L’entreprise Carmat, pionnière mondialement reconnue du cœur artificiel, vient d’échapper de peu à la liquidation. Dans un contexte où l’innovation biomédicale exige des investissements massifs et une capacité de production difficilement rentable, la biotech française s’accroche à un nouveau départ — mais au prix d’un choc économique et social profond. L’unique offre déposée, portée par le président du conseil d’administration Pierre Bastid, ouvre une nouvelle phase stratégique, tout en mettant en lumière les fragilités de son modèle économique.
💥 L’opération de la dernière chance
Le tribunal des affaires économiques de Versailles a validé l’unique proposition de reprise déposée par Pierre Bastid, président du conseil d’administration et actionnaire à 17 %. Ce dernier, associé à la famille Ligresti via Santé Holding, rachète les actifs pour relancer l’activité sous une nouvelle entité : Carmat SAS.
Cette décision entraîne néanmoins une restructuration lourde : 39 licenciements économiques, pour ne conserver que 88 salariés sur les 127 initiaux. Le tribunal l’a confirmé dans son jugement, actant un redémarrage « concentré » afin d’éviter la liquidation pure et simple.
Cette reprise est la conséquence d’une lente et profonde détérioration financière. Placée en redressement judiciaire le 1er juillet 2025, Carmat n’a survécu que grâce à un appel d’air d’urgence, après avoir averti en juin qu’il lui manquait 3,5 millions d’euros pour éviter la cessation de paiements. Dans la foulée, le titre s’effondre en Bourse, suspendu après une chute de 65 %.
La séquence révèle une descente aux enfers alimentée par une perte de confiance des investisseurs. Pierre Bastid lui-même déclarait récemment : « Carmat n’a besoin de produire que 500 pièces pour atteindre la rentabilité », une manière de rappeler que le marché existe — mais que l’équation industrielle, elle, reste périlleuse.
💸 Un modèle économique sous tension
Carmat a brûlé 550 millions d’euros depuis 2011, tout en accumulant 50 millions de dettes, notamment auprès de la Banque européenne d’investissement. Ce gouffre financier, conjugué aux problèmes techniques et industriels, a asséché la confiance d’investisseurs lassés d’attendre la rentabilité. Le cœur artificiel Carmat souffre d’un paradoxe : il est ultra-innovant, mais trop cher à produire, et encore inadapté aux femmes et aux enfants, réduisant le potentiel de marché.
Cette réalité a conduit Nicolas Dufourcq, patron de Bpifrance, à déclarer sur BFM TV : « Carmat, on n’y a jamais cru », comparant la biotech au « Concorde de la prothèse cardiaque » — brillante sur le plan technologique, mais financièrement insoutenable si la production ne passe pas à l’échelle.
Pourtant, le besoin médical est immense.
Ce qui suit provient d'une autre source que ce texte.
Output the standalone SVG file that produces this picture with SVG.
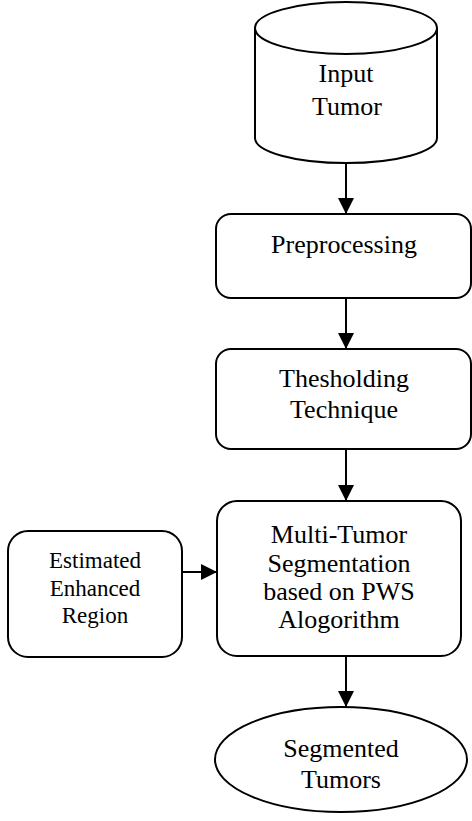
<svg xmlns="http://www.w3.org/2000/svg" width="472" height="821" viewBox="0 0 472 821">
<defs>
<marker id="ah" markerWidth="16" markerHeight="16" refX="16" refY="8" orient="auto" markerUnits="userSpaceOnUse">
<path d="M0,0 L16,8 L0,16 Z" fill="#000"/>
</marker>
<style>
.s{fill:#fff;stroke:#000;stroke-width:2}
.t{font-family:"Liberation Serif","Times New Roman",serif;font-size:26px;fill:#000;text-anchor:middle}
.ts{font-size:23px}
.c{stroke:#000;stroke-width:2;fill:none;marker-end:url(#ah)}
</style>
</defs>
<rect width="472" height="821" fill="#fff"/>
<g id="connectors">
<line class="c" x1="346" y1="163" x2="346" y2="214"/>
<line class="c" x1="346" y1="298" x2="346" y2="349"/>
<line class="c" x1="346" y1="449" x2="346" y2="501"/>
<line class="c" x1="182" y1="572" x2="217" y2="572"/>
<line class="c" x1="346" y1="656" x2="346" y2="707"/>
</g>
<g id="input">
<path class="s" d="M255,28 L255,138 A91,25 0 0 0 437,138 L437,28"/>
<ellipse class="s" cx="346" cy="28" rx="91" ry="26"/>
<text class="t" x="346" y="82">Input</text>
<text class="t" x="347" y="115">Tumor</text>
</g>
<g id="preprocessing">
<rect class="s" x="216" y="214" width="255" height="84" rx="15"/>
<text class="t" x="344" y="253">Preprocessing</text>
</g>
<g id="thresholding">
<rect class="s" x="216" y="349" width="255" height="100" rx="15"/>
<text class="t" x="344" y="387">Thesholding</text>
<text class="t" x="344" y="418">Technique</text>
</g>
<g id="estimated">
<rect class="s" x="8" y="531" width="174" height="126" rx="20"/>
<text class="t ts" x="95" y="568">Estimated</text>
<text class="t ts" x="95" y="596">Enhanced</text>
<text class="t ts" x="95" y="623">Region</text>
</g>
<g id="multi">
<rect class="s" x="217" y="501" width="244" height="155" rx="20"/>
<text class="t" x="339" y="543">Multi-Tumor</text>
<text class="t" x="339" y="572">Segmentation</text>
<text class="t" x="339" y="600">based on PWS</text>
<text class="t" x="339" y="628">Alogorithm</text>
</g>
<g id="segmented">
<ellipse class="s" cx="341" cy="759.5" rx="126" ry="52.5"/>
<text class="t" x="341" y="757">Segmented</text>
<text class="t" x="341" y="788">Tumors</text>
</g>
</svg>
Comme le rappelle Pierre Bastid, interviewé cet été par le journal La Tribune« 200 000 personnes meurent chaque année d’insuffisance cardiaque en Europe et en Amérique du Nord ». Le manque de greffons humains crée un potentiel que Carmat espère capter.
Aujourd’hui, 122 transplantations ont été réalisées avec la prothèse, 19 patients en sont actuellement porteurs. Chaque implant coûte 200 000 €, avec une prise en charge variable selon les pays. La tension économique est donc manifeste : pour devenir viable, Carmat doit maîtriser ses coûts alors que chaque unité reste hors de prix — un défi majeur dans un secteur où la R&D est structurellement lourde.
👁 L’œil de l’expert
La reprise de Carmat n’est pas une victoire, mais une suspension temporaire du jugement. L’entreprise entre dans une phase où chaque euro investi devra prouver sa valeur.
Le potentiel médical est indiscutable, les besoins immenses, et la technologie unique. Mais le défi n’est plus scientifique : il est industriel, financier et stratégique. Réduire les coûts, sécuriser les financements privés et convaincre à nouveau les investisseurs seront les conditions indispensables pour éviter que Carmat ne devienne l’énième pépite française sacrifiée sur l’autel de la rentabilité.
Carmat SAS démarre une nouvelle vie. Reste à prouver qu’une innovation révolutionnaire peut, enfin, trouver son modèle économique durable.